How Fast Is My Internet? Understanding Internet Speed and What It Means for You
Internet speed affects everything from loading a webpage to streaming 4K video or jumping into a video call. But "fast" is relative — and understanding what your speed actually means requires more context than a single number.
What Does Internet Speed Actually Measure?
When you run a speed test or check your plan details, you'll see a few key numbers:
- Download speed — How quickly data travels from the internet to your device. Measured in Mbps (megabits per second). This affects streaming, browsing, and downloading files.
- Upload speed — How quickly data travels from your device to the internet. This matters for video calls, cloud backups, and sharing large files.
- Latency (ping) — Measured in milliseconds (ms), this is the delay between sending a request and receiving a response. Low latency is critical for gaming and real-time communication, even if raw speed looks fine.
- Jitter — Variation in latency over time. High jitter causes choppy video calls and buffering even on fast connections.
Speed tests measure these values at a specific moment, under specific conditions. They're a useful snapshot — not a permanent verdict on your connection.
What Counts as "Fast" Internet?
The FCC defines broadband as a minimum of 25 Mbps download / 3 Mbps upload, though that threshold is under ongoing review and is widely considered outdated for modern usage. More practical general benchmarks:
| Use Case | Recommended Download Speed |
|---|---|
| Basic web browsing / email | 1–5 Mbps |
| HD video streaming (single device) | 5–15 Mbps |
| 4K streaming | 25 Mbps+ |
| Video calls (HD) | 10–25 Mbps |
| Online gaming | 25–50 Mbps (low latency matters more) |
| Multiple users / smart home | 100 Mbps+ |
| Remote work with large file transfers | 100–500 Mbps+ |
These are general reference points. Real-world needs depend on how many devices are active simultaneously, what applications are running, and how your home network is set up.
The Variables That Determine How Fast Your Internet Actually Feels 🔍
Two households can have identical plans and have completely different experiences. Here's why:
Connection Type
- Fiber delivers symmetrical speeds (upload = download) with low latency and high consistency.
- Cable offers high download speeds but typically slower uploads and more congestion during peak hours.
- DSL speed degrades with distance from the provider's equipment.
- Fixed wireless and satellite introduce more latency by nature — satellite especially, due to signal travel distance.
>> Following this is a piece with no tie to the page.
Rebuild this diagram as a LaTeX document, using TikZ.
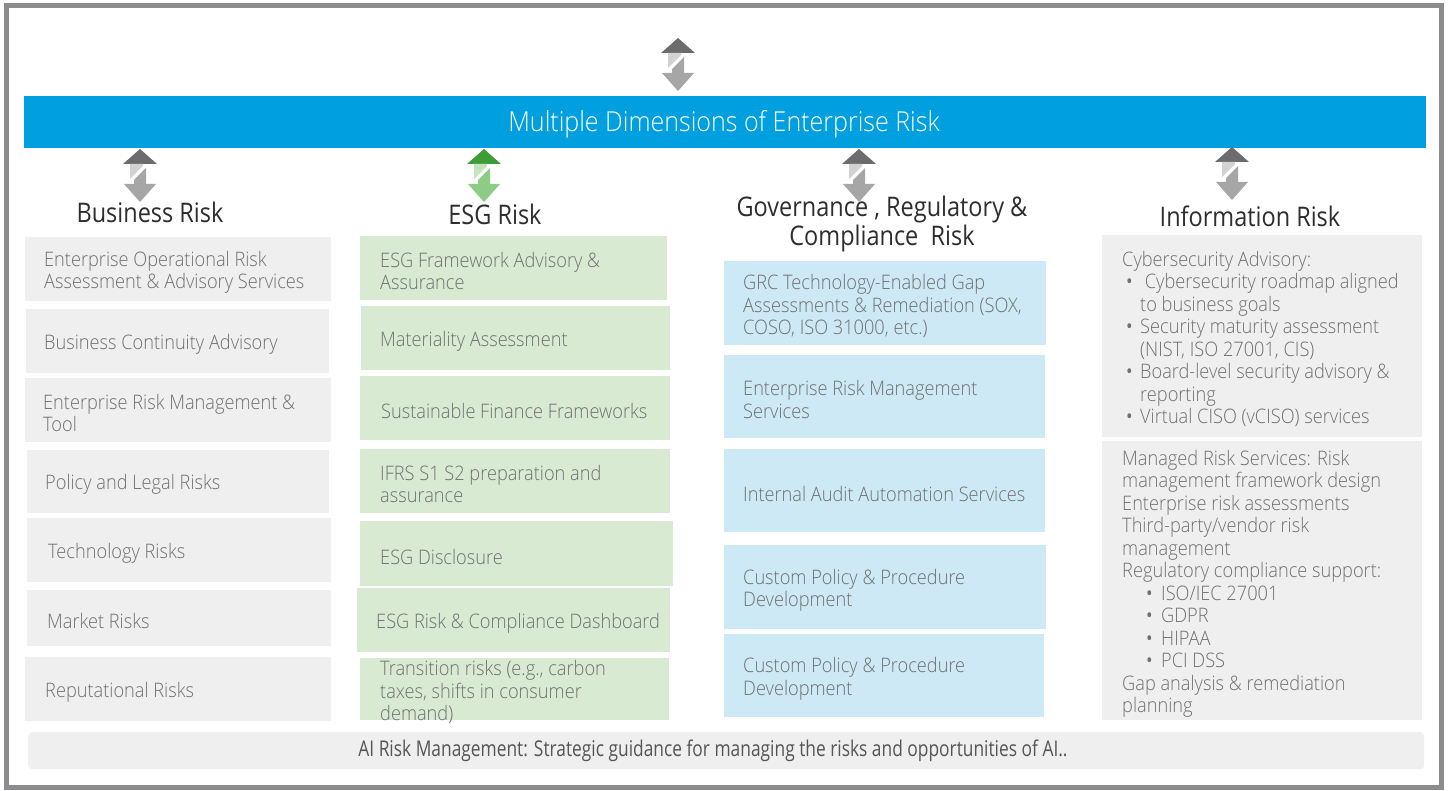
\documentclass[tikz,border=0pt]{standalone}
\usepackage{fontspec}
\setmainfont{Open Sans}[FakeStretch=0.87]
\newfontfamily\lightfont{Open Sans Light}[FakeStretch=0.91]
\newfontfamily\narrowfont{Open Sans}[FakeStretch=0.8]
\usepackage{tikz}
\usepackage{xcolor}
\usetikzlibrary{shapes, calc, positioning}
\definecolor{dimblue}{RGB}{0,159,224}
\definecolor{boxgray}{RGB}{239,239,239}
\definecolor{esggreen}{RGB}{217,234,211}
\definecolor{grcblue}{RGB}{205,233,246}
\definecolor{txtgray}{RGB}{112,112,112}
\definecolor{headgray}{RGB}{45,45,45}
\definecolor{aigray}{RGB}{85,85,85}
\definecolor{framegray}{RGB}{140,140,142}
\definecolor{arrowdark}{RGB}{108,108,110}
\definecolor{arrowlight}{RGB}{210,210,210}
\definecolor{arrowmid}{RGB}{166,166,166}
\definecolor{greendark}{RGB}{61,158,55}
\definecolor{greenlight}{RGB}{198,227,191}
\definecolor{greenmid}{RGB}{140,204,133}

\newcommand{\riskbullet}{\hspace*{4pt}\makebox[14pt][l]{\rmfamily\textbullet}}
\newcommand{\subbullet}{\hspace*{24pt}\makebox[15pt][l]{\rmfamily\textbullet}}

\tikzset{
    pics/dimarrow/.style n args={3}{code={
        \fill[#1] (-17,15) -- (0,0) -- (17,15) -- cycle;
        \fill[#2] (-10,15) -- (3,15) -- (3,17) -- (-10,30) -- cycle;
        \fill[#3] (6,19) -- (6,35) -- (-6,35) -- (-6,31) -- cycle;
        \fill[#3] (-16,35) -- (16,35) -- (0,53) -- cycle;
    }}
}

\begin{document}
\begin{tikzpicture}[x=1pt, y=-1pt,
    bizbox/.style={fill=boxgray, anchor=north west, inner sep=0pt},
    esgbox/.style={fill=esggreen, anchor=north west, inner sep=0pt},
    grcbox/.style={fill=grcblue, anchor=north west, inner sep=0pt},
    boxtext/.style={inner sep=0pt, yshift=-3pt, align=left, text=txtgray, font=\lightfont\fontsize{20}{22.5}\selectfont},
    head/.style={inner sep=0pt, align=center, text=headgray, font=\fontsize{27}{29}\selectfont}]

    \useasboundingbox (0,0) rectangle (1451,791);
    \draw[framegray, line width=5pt] (6.5,5.5) rectangle (1441.5,787.5);

    % title bar
    \pic at (678,38) {dimarrow={arrowdark}{arrowlight}{arrowmid}};
    \node[fill=dimblue, anchor=north west, inner sep=0pt, minimum width=1402pt, minimum height=52pt] (Dim) at (24,96) {};
    \node[inner sep=0pt, text=white, font=\lightfont\fontsize{27.5}{30}\selectfont] (DimT) at (724,124) {Multiple Dimensions of Enterprise Risk};

    \pic at (140,149) {dimarrow={arrowdark}{arrowlight}{arrowmid}};
    \pic at (484,149) {dimarrow={greendark}{greenlight}{greenmid}};
    \pic at (859,149) {dimarrow={arrowdark}{arrowlight}{arrowmid}};
    \pic at (1232,147) {dimarrow={arrowdark}{arrowlight}{arrowmid}};

    \node[head] (HB) at (150,212) {Business Risk};
    \node[head] (HE) at (495,214) {ESG Risk};
    \node[head] (HG) at (882,224) {Governance , Regulatory \&\\Compliance\ \ Risk};
    \node[head] (HI) at (1250,216) {Information Risk};

    % business risk
    \node[bizbox, minimum width=306pt, minimum height=64pt] (B1) at (25,237) {};
    \node[bizbox, minimum width=303pt, minimum height=64pt] (B2) at (26,309) {};
    \node[bizbox, minimum width=306pt, minimum height=64pt] (B3) at (25,378) {};
    \node[bizbox, minimum width=302pt, minimum height=63pt] (B4) at (27,450) {};
    \node[bizbox, minimum width=304pt, minimum height=64pt] (B5) at (27,518) {};
    \node[bizbox, minimum width=304pt, minimum height=56pt] (B6) at (27,590) {};
    \node[bizbox, minimum width=306pt, minimum height=64pt] (B7) at (25,657) {};
    \node[boxtext, right=19pt of B1.west] (B1t) {Enterprise Operational Risk\\Assessment \& Advisory Services};
    \node[boxtext, right=18pt of B2.west] (B2t) {Business Continuity Advisory};
    \node[boxtext, right=18pt of B3.west] (B3t) {Enterprise Risk Management \&\\Tool};
    \node[boxtext, right=18pt of B4.west] (B4t) {Policy and Legal Risks};
    \node[boxtext, right=21pt of B5.west] (B5t) {Technology Risks};
    \node[boxtext, right=20pt of B6.west] (B6t) {Market Risks};
    \node[boxtext, right=20pt of B7.west] (B7t) {Reputational Risks};

    % esg risk
    \node[esgbox, minimum width=307pt, minimum height=64pt] (E1) at (360,236) {};
    \node[esgbox, minimum width=309pt, minimum height=64pt] (E2) at (361,306) {};
    \node[esgbox, minimum width=310pt, minimum height=64pt] (E3) at (360,376) {};
    \node[esgbox, minimum width=310pt, minimum height=64pt] (E4) at (360,449) {};
    \node[esgbox, minimum width=313pt, minimum height=65pt] (E5) at (360,521) {};
    \node[esgbox, minimum width=313pt, minimum height=64pt] (E6) at (357,588) {};
    \node[esgbox, minimum width=309pt, minimum height=62pt] (E7) at (360,658) {};
    \node[boxtext, right=20pt of E1.west] (E1t) {ESG Framework Advisory \&\\Assurance};
    \node[boxtext, right=19pt of E2.west] (E2t) {Materiality Assessment};
    \node[boxtext, right=21pt of E3.west] (E3t) {Sustainable Finance Frameworks};
    \node[boxtext, right=20pt of E4.west] (E4t) {IFRS S1 S2 preparation and\\assurance};
    \node[boxtext, right=20pt of E5.west] (E5t) {ESG Disclosure};
    \node[boxtext, right=19pt of E6.west] (E6t) {ESG Risk \& Compliance Dashboard};
    \node[boxtext, right=20pt of E7.west] (E7t) {Transition risks (e.g., carbon\\taxes, shifts in consumer\\demand)};

    % governance, regulatory & compliance risk
    \node[grcbox, minimum width=322pt, minimum height=84pt] (G1) at (724,261) {};
    \node[grcbox, minimum width=321pt, minimum height=83pt] (G2) at (724,355) {};
    \node[grcbox, minimum width=321pt, minimum height=83pt] (G3) at (724,449) {};
    \node[grcbox, minimum width=322pt, minimum height=84pt] (G4) at (724,545) {};
    \node[grcbox, minimum width=320pt, minimum height=83pt] (G5) at (724,634) {};
    \node[boxtext, right=19pt of G1.west] (G1t) {GRC Technology-Enabled Gap\\Assessments \& Remediation (SOX,\\COSO, ISO 31000, etc.)};
    \node[boxtext, right=19pt of G2.west] (G2t) {Enterprise Risk Management\\Services};
    \node[boxtext, right=19pt of G3.west] (G3t) {Internal Audit Automation Services};
    \node[boxtext, right=19pt of G4.west] (G4t) {Custom Policy \& Procedure\\Development};
    \node[boxtext, right=19pt of G5.west] (G5t) {Custom Policy \& Procedure\\Development};

    % information risk
    \node[bizbox, minimum width=320pt, minimum height=202pt] (I1) at (1102,235) {};
    \node[bizbox, minimum width=320pt, minimum height=279pt] (I2) at (1102,441) {};
    \node[boxtext, right=20pt of I1.west] (I1t) {Cybersecurity Advisory:\\
        \riskbullet\ Cybersecurity roadmap aligned\\\hspace*{18pt}to business goals\\
        \riskbullet Security maturity assessment\\\hspace*{18pt}(NIST, ISO 27001, CIS)\\
        \riskbullet Board-level security advisory \&\\\hspace*{18pt}reporting\\
        \riskbullet Virtual CISO (vCISO) services};
    \node[boxtext, right=20pt of I2.west] (I2t) {Managed Risk Services: Risk\\management framework design\\Enterprise risk assessments\\
        Third-party/vendor risk\\management\\Regulatory compliance support:\\
        \subbullet ISO/IEC 27001\\\subbullet GDPR\\\subbullet HIPAA\\\subbullet PCI DSS\\
        Gap analysis \& remediation\\planning};

    % ai risk
    \node[fill=boxgray, rounded corners=4pt, anchor=north west, inner sep=0pt, minimum width=1396pt, minimum height=37pt] (AI) at (28,732) {};
    \node[inner sep=0pt, text=aigray, font=\narrowfont\fontsize{21.7}{24}\selectfont] (AIt) at (713,751) {AI Risk Management: Strategic guidance for managing the risks and opportunities of AI..};

\end{tikzpicture}
\end{document}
Your Router and Home Network
Your ISP plan speed is a ceiling, not a guarantee. An older router, poor router placement, or congested Wi-Fi channels can dramatically reduce the speeds devices actually receive. A plan offering 500 Mbps means little if an aging router delivers 80 Mbps to your laptop.
Wi-Fi standards matter:
- Wi-Fi 5 (802.11ac) — common, capable, but limited in congested environments
- Wi-Fi 6 / 6E (802.11ax) — better performance with multiple simultaneous devices
- Wired Ethernet connections almost always outperform wireless for consistency
Device Hardware
An older phone or laptop may not be capable of processing fast internet speeds efficiently, regardless of what your plan delivers. Network adapters, processors, and available RAM all affect perceived speed.
Network Congestion
Shared infrastructure means your speeds can dip during peak hours — typically evenings when many users in an area are online simultaneously. This is more common with cable and fixed wireless than fiber.
ISP Throttling
Some providers reduce speeds for specific types of traffic (streaming services, torrents) or after you exceed a data threshold. This is worth checking against your plan terms if speeds seem inconsistently low.
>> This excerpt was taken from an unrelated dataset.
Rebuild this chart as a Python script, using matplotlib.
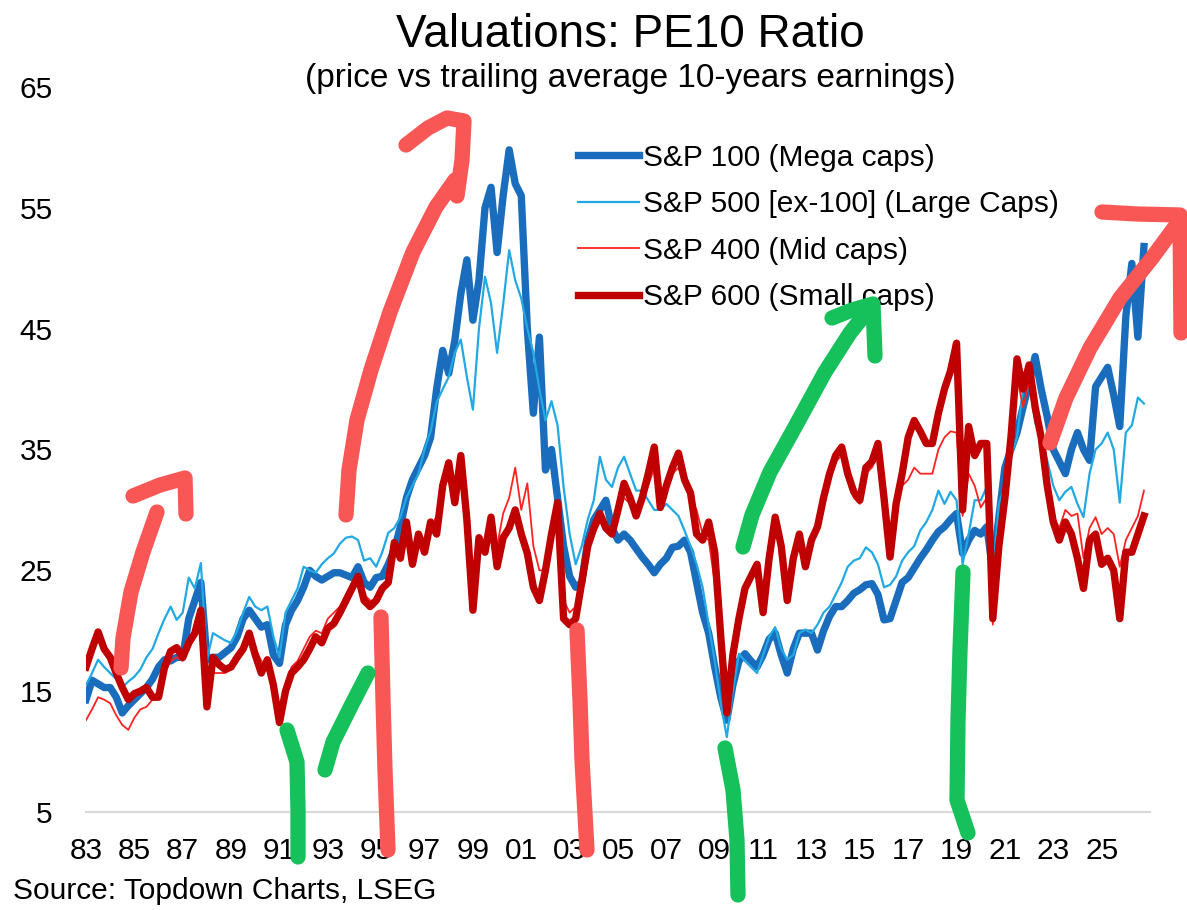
import numpy as np
import matplotlib
matplotlib.use("Agg")
import matplotlib.pyplot as plt

plt.rcParams['font.family'] = ['Liberation Sans', 'DejaVu Sans']

# quarterly time axis (year fraction)
quarters = np.arange(1983, 2027, 0.25)

sp100 = [
    14.3, 15.9, 15.6, 15.3,  15.3, 14.5, 13.2, 13.8,  14.3, 14.8, 15.3, 16.0,
    17.0, 17.6, 17.5, 17.8,  17.8, 21.0, 22.5, 24.0,  17.6, 17.8, 17.8, 18.2,
    18.6, 19.5, 21.0, 21.7,  21.0, 20.3, 20.5, 18.0,  17.3, 20.5, 21.7, 22.5,
    23.6, 25.0, 24.5, 24.2,  24.5, 24.8, 24.8, 24.6,  24.4, 25.3, 24.0, 23.6,
    24.4, 24.5, 25.5, 26.7,  28.6, 31.0, 32.5, 33.5,  34.5, 36.0, 40.0, 43.2,
    41.3, 44.0, 47.9, 50.7,  45.7, 49.0, 55.0, 56.7,  51.3, 56.0, 59.8, 57.0,
    56.0, 45.0, 38.0, 44.3,  33.3, 35.0, 31.0, 27.0,  24.5, 23.6, 24.0, 27.5,
    29.2, 30.0, 30.8, 28.5,  27.5, 28.0, 27.5, 26.8,  26.1, 25.5, 24.8, 25.5,
    26.0, 26.9, 27.0, 27.5,  26.5, 24.0, 21.5, 19.8,  17.0, 14.5, 12.6, 15.5,
    17.5, 18.1, 17.5, 17.0,  18.0, 19.3, 19.8, 18.0,  16.5, 18.5, 19.8, 19.8,
    19.8, 18.4, 20.0, 21.2,  22.0, 22.0, 22.5, 23.1,  23.4, 23.8, 23.9, 23.0,
    20.9, 21.0, 22.5, 24.0,  24.4, 25.2, 26.0, 26.7,  27.5, 28.2, 28.6, 29.2,
    29.7, 26.4, 27.5, 28.3,  28.0, 28.6, 25.0, 29.4,  33.5, 35.0, 36.4, 38.5,
    40.5, 42.7, 40.0, 37.7,  35.0, 34.0, 33.0, 35.0,  36.4, 35.0, 34.1, 40.2,
    41.0, 41.8, 39.5, 36.9,  46.0, 50.4, 44.3, 51.8,
]

sp500_ex100 = [
    15.5, 16.5, 17.6, 17.0,  16.5, 16.0, 15.3, 15.8,  16.2, 16.8, 17.8, 18.5,
    19.8, 21.0, 22.0, 20.9,  21.5, 24.4, 23.5, 25.6,  17.6, 19.8, 19.5, 19.2,
    19.0, 20.0, 21.5, 22.8,  22.0, 21.7, 22.0, 19.5,  17.8, 21.5, 22.5, 23.5,
    25.3, 25.0, 24.8, 25.5,  26.0, 26.4, 27.2, 27.7,  27.8, 27.5, 25.8, 26.0,
    25.3, 26.5, 28.1, 28.5,  29.4, 31.0, 32.0, 33.0,  35.0, 36.5, 38.9, 40.0,
    41.0, 43.0, 44.1, 41.0,  38.3, 45.0, 49.3, 47.1,  43.0, 47.0, 51.5, 49.0,
    47.5, 45.0, 43.0, 40.0,  37.4, 39.0, 37.0, 31.9,  28.0, 25.5, 27.0, 29.2,
    30.8, 34.4, 32.5, 31.9,  33.5, 34.4, 33.0, 31.6,  31.6, 30.8, 30.0, 30.0,
    30.5, 30.0, 29.5, 28.3,  27.0, 25.5, 23.6, 20.5,  17.5, 14.0, 11.2, 15.0,
    18.1, 17.5, 17.0, 16.5,  18.0, 19.5, 20.3, 18.5,  17.6, 18.0, 19.8, 20.1,
    19.8, 20.5, 21.5, 22.0,  23.0, 24.0, 25.3, 25.8,  26.0, 26.9, 26.5, 25.5,
    23.6, 23.8, 24.5, 25.8,  26.5, 27.0, 28.3, 29.0,  30.0, 31.6, 30.5, 31.5,
    30.8, 25.5, 28.0, 30.8,  30.8, 31.9, 24.5, 30.5,  32.0, 34.4, 36.0, 40.0,
    41.0, 37.2, 36.0, 34.1,  32.0, 30.8, 31.5, 31.9,  30.5, 29.4, 33.0, 35.0,
    35.5, 36.4, 35.0, 30.6,  36.4, 37.0, 39.3, 38.8,
]

sp400 = [
    12.6, 13.5, 14.5, 14.3,  14.0, 13.0, 12.2, 11.8,  12.8, 13.5, 13.7, 14.3,
    14.5, 16.5, 17.5, 17.8,  17.5, 18.5, 19.5, 20.5,  14.5, 16.5, 16.5, 16.5,
    16.8, 17.5, 18.5, 19.5,  18.5, 17.5, 17.0, 15.5,  13.0, 15.5, 17.0, 17.5,
    18.5, 19.5, 20.0, 19.8,  21.0, 21.5, 22.0, 23.0,  24.0, 24.5, 23.0, 22.5,
    22.5, 23.5, 24.5, 27.0,  26.5, 28.5, 26.5, 28.0,  27.0, 28.5, 29.5, 32.0,
    32.5, 30.5, 33.5, 28.5,  22.5, 26.5, 27.0, 29.5,  27.0, 29.7, 31.0, 33.5,
    30.0, 32.2, 27.0, 25.0,  25.0, 28.0, 30.0, 22.5,  21.5, 22.0, 24.5, 27.0,
    28.0, 29.0, 28.5, 28.0,  29.5, 31.0, 30.5, 29.5,  30.5, 32.0, 33.5, 30.0,
    31.5, 33.0, 33.5, 32.0,  31.0, 30.0, 28.0, 27.5,  24.0, 19.0, 13.8, 18.0,
    21.0, 23.5, 24.5, 25.5,  22.0, 26.0, 29.0, 27.0,  23.0, 26.0, 27.5, 25.5,
    27.5, 28.5, 30.5, 32.5,  34.0, 34.5, 32.5, 31.0,  30.5, 33.0, 33.5, 34.5,
    30.5, 26.5, 30.0, 32.0,  32.5, 33.5, 33.0, 33.0,  33.0, 35.0, 36.0, 36.5,
    36.4, 29.5, 33.0, 32.0,  30.2, 31.0, 20.5, 26.5,  30.5, 35.5, 41.0, 38.5,
    40.5, 37.5, 35.5, 32.0,  29.5, 28.5, 30.0, 29.5,  29.7, 26.0, 28.5, 29.4,
    28.0, 28.5, 28.0, 25.3,  27.5, 28.5, 29.5, 31.6,
]

sp600 = [
    17.0, 18.5, 19.9, 18.5,  17.8, 16.5, 15.3, 14.3,  14.8, 15.0, 15.3, 14.5,
    14.5, 17.0, 18.3, 18.6,  17.8, 19.0, 19.8, 21.7,  13.7, 17.8, 17.2, 16.8,
    17.0, 17.8, 18.5, 19.8,  18.0, 16.5, 17.6, 15.5,  12.4, 15.0, 16.5, 17.0,
    17.6, 18.5, 19.5, 19.0,  20.2, 20.6, 21.5, 22.5,  23.5, 24.5, 22.5, 22.0,
    22.5, 23.5, 24.0, 27.3,  26.0, 29.0, 25.5, 28.0,  26.5, 29.0, 28.0, 32.0,
    33.9, 30.6, 34.5, 29.2,  21.7, 27.7, 26.5, 29.4,  25.3, 27.7, 28.5, 30.0,
    28.0, 26.4, 23.6, 22.5,  25.0, 28.0, 30.6, 21.0,  20.5, 21.0, 24.0, 27.0,
    28.5, 29.7, 28.5, 28.0,  30.0, 32.2, 31.0, 29.5,  31.0, 33.0, 35.2, 30.2,
    32.0, 33.5, 34.7, 32.5,  31.4, 28.0, 27.5, 29.0,  26.5, 19.5, 13.2, 18.0,
    21.0, 23.5, 24.5, 25.5,  21.5, 26.0, 29.4, 27.0,  22.5, 26.0, 28.0, 25.3,
    27.5, 28.6, 31.0, 33.0,  34.5, 35.2, 33.0, 31.5,  30.8, 33.5, 34.0, 35.5,
    31.0, 26.1, 30.5, 33.0,  36.0, 37.4, 36.5, 35.5,  35.5, 38.0, 40.0, 41.5,
    43.8, 30.0, 36.9, 34.5,  35.5, 35.5, 21.0, 27.0,  31.0, 36.0, 42.5, 40.0,
    42.0, 38.5, 36.0, 32.0,  29.0, 27.5, 29.0, 28.0,  26.0, 23.5, 27.5, 28.0,
    25.5, 26.0, 25.0, 21.0,  26.5, 26.5, 28.0, 29.5,
]

labels = ["S&P 100 (Mega caps)", "S&P 500 [ex-100] (Large Caps)",
          "S&P 400 (Mid caps)", "S&P 600 (Small caps)"]
tick_years = np.arange(1983, 2027, 2)
tick_labels = [f"{y % 100:02d}" for y in tick_years]

# hand drawn marker strokes on top of the chart (figure pixel coords)
red_strokes = [
    [(121, 668), (123, 638), (131, 592), (143, 552), (157, 512)],
    [(133, 496), (160, 485), (185, 478), (186, 514)],
    [(346, 515), (349, 470), (357, 420), (371, 370), (390, 312), (413, 252),
     (436, 207), (455, 180)],
    [(406, 145), (428, 128), (447, 118), (464, 121), (462, 160), (457, 196)],
    [(381, 617), (383, 700), (385, 770), (388, 850)],
    [(577, 630), (580, 700), (582, 760), (587, 850)],
    [(1050, 443), (1066, 398), (1090, 348), (1120, 298), (1152, 258), (1180, 220)],
    [(1102, 212), (1137, 214), (1180, 215), (1181, 333)],
]
green_strokes = [
    [(287, 730), (297, 762), (298, 810), (298, 857)],
    [(325, 770), (333, 742), (352, 704), (368, 673)],
    [(725, 748), (733, 790), (737, 840), (738, 895)],
    [(743, 547), (752, 515), (770, 472), (795, 427), (825, 372), (850, 333),
     (870, 308)],
    [(832, 318), (852, 310), (873, 304), (875, 356)],
    [(963, 572), (960, 650), (958, 720), (957, 800), (968, 833)],
]

fig = plt.figure(figsize=(11.87, 9.10), dpi=100)
ax = fig.add_axes([86 / 1187, 98 / 910, 1064 / 1187, 725 / 910])

ax.plot(quarters, sp100, color="#1a6dbd", lw=5.3, solid_joinstyle="round",
        label=labels[0], zorder=2)
ax.plot(quarters, sp500_ex100, color="#22a9e3", lw=1.6, label=labels[1], zorder=3)
ax.plot(quarters, sp400, color="#ff2222", lw=1.3, label=labels[2], zorder=4)
ax.plot(quarters, sp600, color="#c00000", lw=5.3, solid_joinstyle="round",
        label=labels[3], zorder=5)

ax.set_xlim(1983, 2027)
ax.set_ylim(5, 65)
ax.set_yticks(np.arange(5, 66, 10))
ax.set_xticks(tick_years)
ax.set_xticklabels(tick_labels)
ax.tick_params(axis="both", length=0, labelsize=21.5, colors="black")
ax.tick_params(axis="y", pad=24)
ax.tick_params(axis="x", pad=18)
for side in ["top", "right", "left"]:
    ax.spines[side].set_visible(False)
ax.spines["bottom"].set_color("#d9d9d9")
ax.spines["bottom"].set_linewidth(1.5)

leg = ax.legend(loc="upper left", bbox_to_anchor=(0.462, 0.922), frameon=False,
                fontsize=21.5, handlelength=2.05, handletextpad=0.15,
                labelspacing=0.62, borderaxespad=0, borderpad=0)

fig.text(630 / 1187, 1 - 35 / 910, "Valuations: PE10 Ratio", fontsize=33,
         ha="center", va="center")
fig.text(630 / 1187, 1 - 79 / 910, "(price vs trailing average 10-years earnings)",
         fontsize=24, ha="center", va="center")
fig.text(13 / 1187, 1 - 891 / 910, "Source: Topdown Charts, LSEG", fontsize=21.5,
         ha="left", va="center")

over = fig.add_axes([0, 0, 1, 1], facecolor="none", zorder=10)
over.set_xlim(0, 1187)
over.set_ylim(910, 0)
over.axis("off")
for pts in red_strokes:
    xs, ys = zip(*pts)
    over.plot(xs, ys, color="#f95656", lw=11, solid_capstyle="round",
              solid_joinstyle="round")
for pts in green_strokes:
    xs, ys = zip(*pts)
    over.plot(xs, ys, color="#16c15c", lw=11, solid_capstyle="round",
              solid_joinstyle="round")

fig.savefig("out.png", dpi=100)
How to Actually Check Your Internet Speed 📡
The most straightforward method: run a test at fast.com (Netflix's tool, focused on download) or speedtest.net (Ookla, shows download, upload, and latency). For accurate results:
- Connect your device directly to the router via Ethernet if possible
- Close other tabs and apps using bandwidth
- Run the test at different times of day — once at midday, once in the evening
- Run it multiple times and average the results
If your measured speeds are consistently far below your plan's advertised speed, the gap is worth investigating. It could point to a router issue, a weak signal path, or a conversation with your ISP.
Speed vs. What You Actually Need
More speed doesn't always mean a better experience. A household of one person who browses and streams casually has fundamentally different requirements than a household of five with multiple 4K streams, video calls, and smart devices running simultaneously.
Latency often matters more than raw speed for gaming, voice calls, and video conferencing. A connection with 50 Mbps download and 10ms latency will feel noticeably better for real-time use than one with 200 Mbps and 80ms latency.
Upload speed is increasingly important as more people work remotely, use cloud storage, or stream their own content — yet many plans still heavily favor download over upload.
The Part That Depends on You 🎯
What "fast enough" looks like is determined by a combination of factors that vary by household: how many people share the connection, what they're doing online, the hardware they're using, and how your home is physically laid out. The numbers covered here give you a solid framework for interpretation — but matching that framework to your actual situation requires looking at your own usage patterns, your current plan, and what your devices and router are actually capable of delivering.